**STATED EXERCISE**
From the first line of the data down to and including the line with "import seaborn as sns", copy everything exactly, leaving out pictures.

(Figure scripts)
>>>>>
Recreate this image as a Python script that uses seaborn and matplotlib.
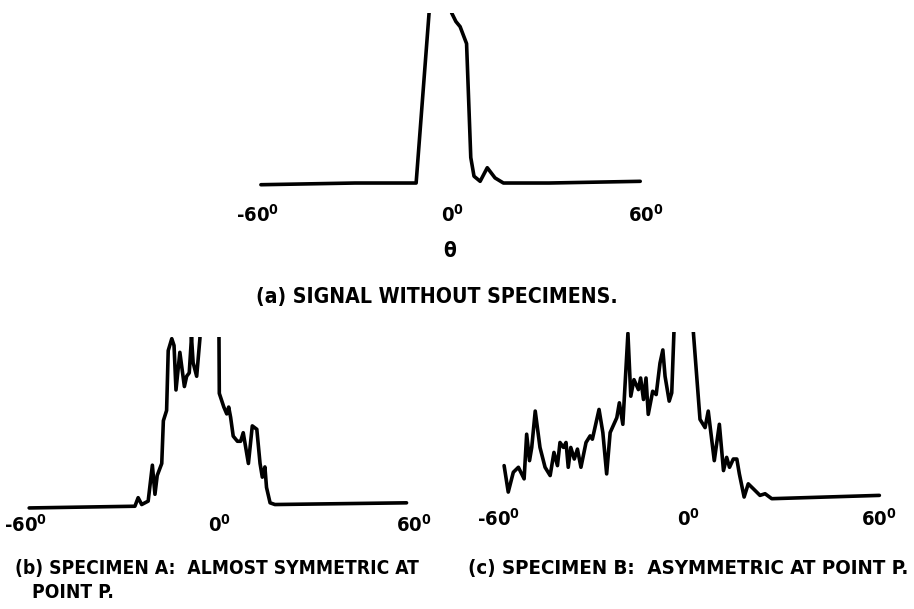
import matplotlib
matplotlib.use("Agg")
import matplotlib.pyplot as plt
import seaborn as sns

# Angles in degrees, signal normalised so the clip level at the top is 1.0
theta_a = [-59.1, -30.0, -11.1, -8.9, -7.1, -5.5, -1.5, -0.1, 1.2, 2.5, 4.5, 5.8, 6.8, 8.7, 10.9,
           13.3, 15.9, 30.0, 58.2]
signal_a = [-0.01, 0.0, 0.0, 0.55, 1.0, 1.6, 1.6, 1.0, 0.95, 0.92, 0.82, 0.15, 0.04, 0.01, 0.09,
            0.03, 0.0, 0.0, 0.01]

theta_b = [-59.0, -26.3, -25.3, -24.2, -22.2, -20.9, -20.1, -19.4, -18.0, -17.5, -16.5, -16.0,
           -14.9, -14.2, -13.6, -12.4, -11.0, -10.3, -9.5, -8.8, -8.3, -7.2, -6.2, -5.5, -1.0,
           -0.3, -0.2, 1.2, 2.1, 2.7, 3.3, 4.1, 5.4, 6.4, 7.2, 8.8, 10.0, 11.4, 12.4, 13.1, 13.9,
           14.4, 15.5, 17.0, 57.7]
signal_b = [0.0, 0.01, 0.06, 0.02, 0.04, 0.25, 0.08, 0.19, 0.26, 0.51, 0.57, 0.92,
            0.99, 0.95, 0.69, 0.91, 0.71, 0.77, 0.79, 1.0, 0.85, 0.77, 0.99, 1.5, 1.5,
            1.0, 0.67, 0.59, 0.55, 0.59, 0.53, 0.42, 0.39, 0.39, 0.44, 0.26, 0.48, 0.46, 0.26, 0.18, 0.24,
            0.12, 0.03, 0.02, 0.03]

theta_c = [-58.1, -56.8, -55.2, -53.6, -51.8, -51.0, -50.1, -49.4, -48.3, -46.8, -45.2, -43.6,
           -42.4, -41.3, -40.5, -39.4, -38.6, -37.9, -37.1, -36.0, -35.0, -33.9, -32.3, -31.0,
           -30.3, -28.2, -27.0, -25.8, -24.7, -22.6, -21.8, -20.7, -19.1, -18.2, -17.2, -15.8,
           -15.1, -14.2, -13.4, -12.7, -11.3, -10.2, -9.0, -8.1, -7.4, -6.1, -5.3, -4.6, -4.0,
           1.0, 1.5, 3.6, 5.2, 6.2, 8.1, 9.7, 11.0, 12.0, 12.9, 14.1, 15.2, 16.0, 17.5, 18.8,
           20.4, 22.5, 24.1, 26.2, 60.1]
signal_c = [0.19, 0.03, 0.15, 0.18, 0.11, 0.38, 0.22, 0.30, 0.52, 0.30, 0.18, 0.13,
            0.27, 0.19, 0.33, 0.30, 0.33, 0.18, 0.30, 0.23, 0.29, 0.18, 0.33, 0.37,
            0.35, 0.53, 0.39, 0.14, 0.39, 0.48, 0.57, 0.44, 0.99, 0.61, 0.71, 0.65,
            0.72, 0.59, 0.72, 0.50, 0.64, 0.62, 0.81, 0.89, 0.73, 0.58, 0.63, 1.0, 1.5,
            1.5, 1.0, 0.47, 0.42, 0.52, 0.22, 0.44, 0.16, 0.24, 0.18, 0.23, 0.23, 0.14, 0.0, 0.08,
            0.05, 0.01, 0.02, -0.01, 0.01]

tick_values = [-60, 0, 60]
tick_labels = ["-60$^0$", "0$^0$", "60$^0$"]

sns.set_style("white")
plt.rcParams["font.family"] = ["DejaVu Sans"]
plt.rcParams["font.stretch"] = "condensed"
plt.rcParams["font.weight"] = "bold"
plt.rcParams["mathtext.default"] = "regular"
plt.rcParams["text.color"] = "black"
plt.rcParams["xtick.color"] = "black"

fig = plt.figure(figsize=(9.14, 6.09), dpi=100)

panels = [
    (theta_a, signal_a, [0.2752, 0.6911, 0.4387, 0.2875], 11.5),
    (theta_b, signal_b, [0.0213, 0.1575, 0.4387, 0.2892], 0.5),
    (theta_c, signal_c, [0.5380, 0.1757, 0.4307, 0.2796], 4.0),
]

for theta, signal, pos, pad in panels:
    ax = fig.add_axes(pos)
    sns.lineplot(x=theta, y=signal, ax=ax, color="black", linewidth=2.6,
                 sort=False, estimator=None)
    ax.set_xlim(-62, 62)
    ax.set_ylim(-0.03, 1.0)
    ax.set_xticks(tick_values)
    ax.set_xticklabels(tick_labels, fontsize=14.5, fontweight="bold")
    ax.set_yticks([])
    ax.tick_params(axis="x", length=0, pad=pad)
    ax.set_xlabel("")
    ax.set_ylabel("")
    sns.despine(ax=ax, left=True, bottom=True)

fig.text(0.492, 0.588, "θ", ha="center", va="center", fontsize=15)
fig.text(0.478, 0.512, "(a) SIGNAL WITHOUT SPECIMENS.", ha="center", va="center", fontsize=15.2)
fig.text(0.0164, 0.0657, "(b) SPECIMEN A:  ALMOST SYMMETRIC AT", ha="left", va="center", fontsize=13.8)
fig.text(0.035, 0.0279, "POINT P.", ha="left", va="center", fontsize=13.8)
fig.text(0.512, 0.0673, "(c) SPECIMEN B:  ASYMMETRIC AT POINT P.", ha="left", va="center", fontsize=14.7)

fig.savefig("out.png", dpi=100)
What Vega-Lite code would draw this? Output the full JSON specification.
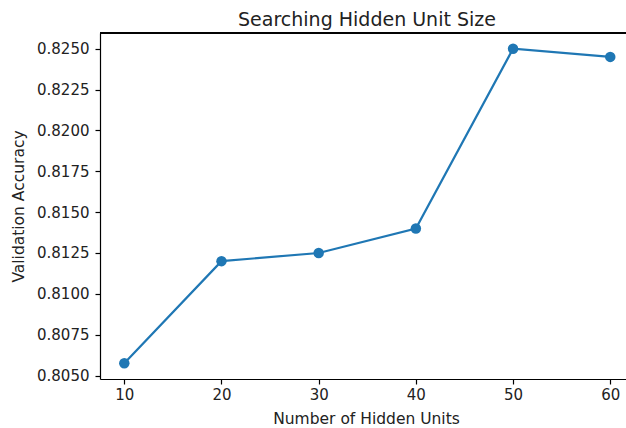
<<<<<
**THE RESULT**
Recreate this image as a Python script that uses seaborn and matplotlib.
import matplotlib
matplotlib.use("Agg")
import matplotlib.pyplot as plt
import seaborn as sns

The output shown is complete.